Had Cohen fulfilled its contract, Mr Bush said, “I steadfastly maintain that the 4.5% interest rate cap, at a cost of $4.8 million, would have saved $24 million and would have justified not taking the offer by First
Caribbean and RBC.

“I never interfered with the CTC and always worked through [Financial Secretary] Ken Jefferson. I made no decisions on my own and have not tried to hide anything. I went to the Cabinet and to the public via the media and the Legislative Assembly. I was trying to get the best costs we could get for the people of this country,” he said.

The Auditor-General was “being used as a hitman,” Mr Bush said, promising, “they will be exposed soon” in a forthcoming statement.

Saying it was ”not my decision” — and that his 11 recommendations to remedy loopholes in procurement processes had only “just been referred to the LA at this point” — Mr Swarbrick said he was not contemplating legal action, but would wait for his office’s oversight body, the Public Accounts Committee (PAC).

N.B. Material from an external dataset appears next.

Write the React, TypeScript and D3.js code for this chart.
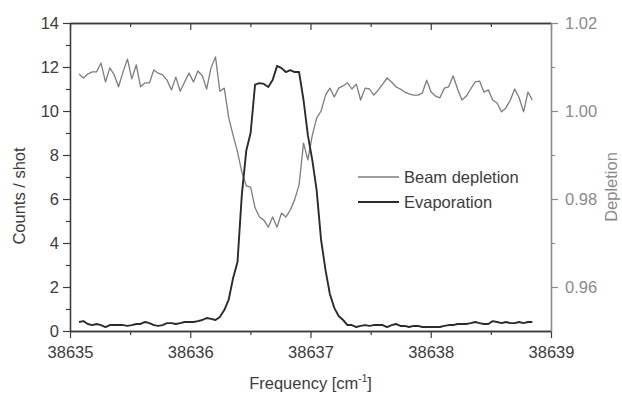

Chairman of the committee, Sister Islands MLA Moses Kirkconnell, said the PAC and Mr Swarbrick would meet on 6 September, but were unlikely to consider the new report in any detail.

“We are backed up six months with reports, so our objective is to get through all the work we have not had a chance to look at.” Mr Kirkconnell said. “It’s up to the members to decide, and while this report will be discussed a bit because of the public interest in it, we will be setting up a schedule of meetings. We have a whole process to go through.”